Legal and Forensic Challenges

Investigating deepfake-driven attacks is complex. Audio and video evidence may be dismissed as unreliable. Proving impersonation requires advanced forensic analysis.

Attribution is also difficult. Synthetic media leaves no fingerprints. Attackers can operate across jurisdictions with little risk.

Legal frameworks are struggling to keep pace, leaving organizations with limited recourse.

Defending Against Deepfake-Driven Phishing

Defense starts with process, not technology. Sensitive actions should require multi-person verification through multiple channels. Voice or video alone should never be sufficient.

Organizations must educate employees about deepfakes, not just phishing emails. Suspicion must extend to phone calls and video messages, especially those creating urgency.

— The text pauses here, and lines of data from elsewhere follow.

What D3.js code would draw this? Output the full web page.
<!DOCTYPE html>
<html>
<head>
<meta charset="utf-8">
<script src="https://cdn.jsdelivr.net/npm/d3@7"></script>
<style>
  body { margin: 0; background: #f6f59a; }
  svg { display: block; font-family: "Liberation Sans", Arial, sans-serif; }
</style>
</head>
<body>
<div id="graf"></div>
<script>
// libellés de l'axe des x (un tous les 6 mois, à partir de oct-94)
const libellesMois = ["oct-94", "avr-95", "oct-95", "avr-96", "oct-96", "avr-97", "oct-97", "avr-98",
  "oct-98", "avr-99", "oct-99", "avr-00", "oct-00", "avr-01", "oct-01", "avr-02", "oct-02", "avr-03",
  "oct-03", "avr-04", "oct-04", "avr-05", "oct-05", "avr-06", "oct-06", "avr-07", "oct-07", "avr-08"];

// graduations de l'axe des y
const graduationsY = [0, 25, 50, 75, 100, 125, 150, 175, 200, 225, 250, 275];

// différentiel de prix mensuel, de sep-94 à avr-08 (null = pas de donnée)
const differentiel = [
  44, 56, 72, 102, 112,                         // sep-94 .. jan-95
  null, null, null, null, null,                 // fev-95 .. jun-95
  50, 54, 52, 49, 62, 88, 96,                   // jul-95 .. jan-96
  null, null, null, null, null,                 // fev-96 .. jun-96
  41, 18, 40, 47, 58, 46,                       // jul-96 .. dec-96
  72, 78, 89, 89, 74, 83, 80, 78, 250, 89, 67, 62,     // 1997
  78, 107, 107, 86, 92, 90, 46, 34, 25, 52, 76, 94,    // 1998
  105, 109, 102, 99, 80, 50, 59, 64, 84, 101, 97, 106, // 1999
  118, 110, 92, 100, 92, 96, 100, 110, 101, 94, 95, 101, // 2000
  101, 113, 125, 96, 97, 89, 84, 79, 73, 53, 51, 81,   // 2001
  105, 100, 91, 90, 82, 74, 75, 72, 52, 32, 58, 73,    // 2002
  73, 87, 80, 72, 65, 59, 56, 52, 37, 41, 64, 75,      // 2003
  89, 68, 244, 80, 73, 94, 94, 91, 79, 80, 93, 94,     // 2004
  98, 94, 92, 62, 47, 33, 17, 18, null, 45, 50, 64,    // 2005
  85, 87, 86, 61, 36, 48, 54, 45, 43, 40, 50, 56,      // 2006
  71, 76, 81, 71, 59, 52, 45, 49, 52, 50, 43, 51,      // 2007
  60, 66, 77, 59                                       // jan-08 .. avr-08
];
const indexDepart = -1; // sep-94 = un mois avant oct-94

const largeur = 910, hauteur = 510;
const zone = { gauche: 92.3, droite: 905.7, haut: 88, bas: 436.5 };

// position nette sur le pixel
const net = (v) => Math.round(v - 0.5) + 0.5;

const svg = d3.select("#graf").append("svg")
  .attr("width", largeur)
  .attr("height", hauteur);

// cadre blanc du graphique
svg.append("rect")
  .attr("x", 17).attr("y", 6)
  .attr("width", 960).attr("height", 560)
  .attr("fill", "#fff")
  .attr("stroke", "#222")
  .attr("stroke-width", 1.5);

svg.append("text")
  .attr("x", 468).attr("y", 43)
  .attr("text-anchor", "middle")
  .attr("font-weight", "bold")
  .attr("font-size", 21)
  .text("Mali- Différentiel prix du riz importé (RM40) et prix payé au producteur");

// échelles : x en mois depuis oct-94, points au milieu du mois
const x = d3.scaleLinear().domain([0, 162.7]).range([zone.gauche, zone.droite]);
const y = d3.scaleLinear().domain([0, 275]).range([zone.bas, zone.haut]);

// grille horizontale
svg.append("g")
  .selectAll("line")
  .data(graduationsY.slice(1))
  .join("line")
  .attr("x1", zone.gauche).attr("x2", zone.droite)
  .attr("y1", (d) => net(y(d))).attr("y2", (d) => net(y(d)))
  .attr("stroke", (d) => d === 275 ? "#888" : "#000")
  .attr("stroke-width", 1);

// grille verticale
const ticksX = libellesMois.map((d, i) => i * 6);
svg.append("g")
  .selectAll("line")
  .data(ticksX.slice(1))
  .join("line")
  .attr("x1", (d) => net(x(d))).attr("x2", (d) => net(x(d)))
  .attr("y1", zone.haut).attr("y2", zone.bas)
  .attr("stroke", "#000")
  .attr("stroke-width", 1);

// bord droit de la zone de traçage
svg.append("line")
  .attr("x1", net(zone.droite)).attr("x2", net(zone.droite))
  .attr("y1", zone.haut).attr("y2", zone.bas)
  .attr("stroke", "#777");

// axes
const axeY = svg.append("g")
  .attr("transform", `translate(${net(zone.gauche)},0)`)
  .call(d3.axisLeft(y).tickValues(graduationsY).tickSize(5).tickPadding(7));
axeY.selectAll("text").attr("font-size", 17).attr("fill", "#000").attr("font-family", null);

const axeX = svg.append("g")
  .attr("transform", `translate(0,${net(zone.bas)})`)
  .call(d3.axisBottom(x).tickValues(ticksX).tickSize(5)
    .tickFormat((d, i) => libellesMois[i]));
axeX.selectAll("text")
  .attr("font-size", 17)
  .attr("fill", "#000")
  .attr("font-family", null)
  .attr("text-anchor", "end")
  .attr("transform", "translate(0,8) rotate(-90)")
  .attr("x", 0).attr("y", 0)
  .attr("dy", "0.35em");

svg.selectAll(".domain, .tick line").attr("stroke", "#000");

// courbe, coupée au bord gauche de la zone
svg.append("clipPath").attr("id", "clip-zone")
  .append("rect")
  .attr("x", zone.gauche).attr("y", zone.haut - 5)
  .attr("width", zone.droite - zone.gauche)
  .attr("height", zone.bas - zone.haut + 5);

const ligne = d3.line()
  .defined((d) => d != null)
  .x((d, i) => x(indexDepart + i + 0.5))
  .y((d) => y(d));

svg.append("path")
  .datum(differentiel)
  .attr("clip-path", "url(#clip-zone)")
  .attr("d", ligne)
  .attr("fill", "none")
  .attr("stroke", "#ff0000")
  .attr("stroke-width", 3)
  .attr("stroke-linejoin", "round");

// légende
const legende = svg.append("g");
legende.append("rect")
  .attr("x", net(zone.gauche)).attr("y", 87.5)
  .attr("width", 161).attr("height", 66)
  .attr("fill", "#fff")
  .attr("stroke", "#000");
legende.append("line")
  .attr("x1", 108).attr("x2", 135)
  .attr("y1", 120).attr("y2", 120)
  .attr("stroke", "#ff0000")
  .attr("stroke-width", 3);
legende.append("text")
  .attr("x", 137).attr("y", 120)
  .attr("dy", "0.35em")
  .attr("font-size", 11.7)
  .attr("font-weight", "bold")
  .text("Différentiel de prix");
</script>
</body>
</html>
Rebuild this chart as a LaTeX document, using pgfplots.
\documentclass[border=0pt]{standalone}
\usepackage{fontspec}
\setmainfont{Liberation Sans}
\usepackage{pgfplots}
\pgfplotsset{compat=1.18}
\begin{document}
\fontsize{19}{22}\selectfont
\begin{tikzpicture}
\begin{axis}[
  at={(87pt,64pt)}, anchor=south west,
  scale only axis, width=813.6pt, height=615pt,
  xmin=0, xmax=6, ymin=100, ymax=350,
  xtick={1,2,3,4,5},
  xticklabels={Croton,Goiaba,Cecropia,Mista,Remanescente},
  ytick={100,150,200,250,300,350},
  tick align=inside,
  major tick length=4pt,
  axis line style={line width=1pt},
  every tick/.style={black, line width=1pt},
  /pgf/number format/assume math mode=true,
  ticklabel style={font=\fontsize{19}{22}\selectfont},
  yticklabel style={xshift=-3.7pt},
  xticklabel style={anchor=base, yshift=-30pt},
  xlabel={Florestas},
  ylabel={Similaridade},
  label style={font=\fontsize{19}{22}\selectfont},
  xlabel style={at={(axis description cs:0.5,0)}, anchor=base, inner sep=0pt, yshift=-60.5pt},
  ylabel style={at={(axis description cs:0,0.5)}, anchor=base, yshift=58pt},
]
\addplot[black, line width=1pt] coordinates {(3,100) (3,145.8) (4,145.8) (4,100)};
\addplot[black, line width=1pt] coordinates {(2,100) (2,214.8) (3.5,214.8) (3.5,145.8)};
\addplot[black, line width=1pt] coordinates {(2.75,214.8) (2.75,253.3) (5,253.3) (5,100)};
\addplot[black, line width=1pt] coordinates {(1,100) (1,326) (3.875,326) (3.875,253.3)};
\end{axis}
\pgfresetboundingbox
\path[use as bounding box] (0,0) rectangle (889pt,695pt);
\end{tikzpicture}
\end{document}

Technical controls still matter. Malware prevention, behavior monitoring, and network segmentation reduce damage when deception succeeds.

Watermarking internal communications, using challenge-response verification, and limiting public exposure of executive media can also reduce risk.

The Role of Detection Technology

Deepfake detection tools are improving, but they are not foolproof. Relying solely on detection is risky.

Behavioral analytics, anomaly detection, and strong identity verification are more reliable than attempting to spot synthetic media directly.

In many cases, it is easier to detect abnormal actions than fake faces or voices.

Conclusion

Deepfake-driven phishing represents a fusion of human and technical exploitation. It attacks trust itself, using synthetic media to bypass skepticism and deliver malware with alarming efficiency.

As synthetic media becomes more accessible, these attacks will increase in frequency and sophistication. Organizations that continue to focus solely on technical defenses will remain vulnerable.

The future of phishing is not about better emails. It is about believable voices, convincing faces, and instructions that feel real. Defending against it requires rethinking how trust is established and verified in a digital world where seeing and hearing are no longer believing.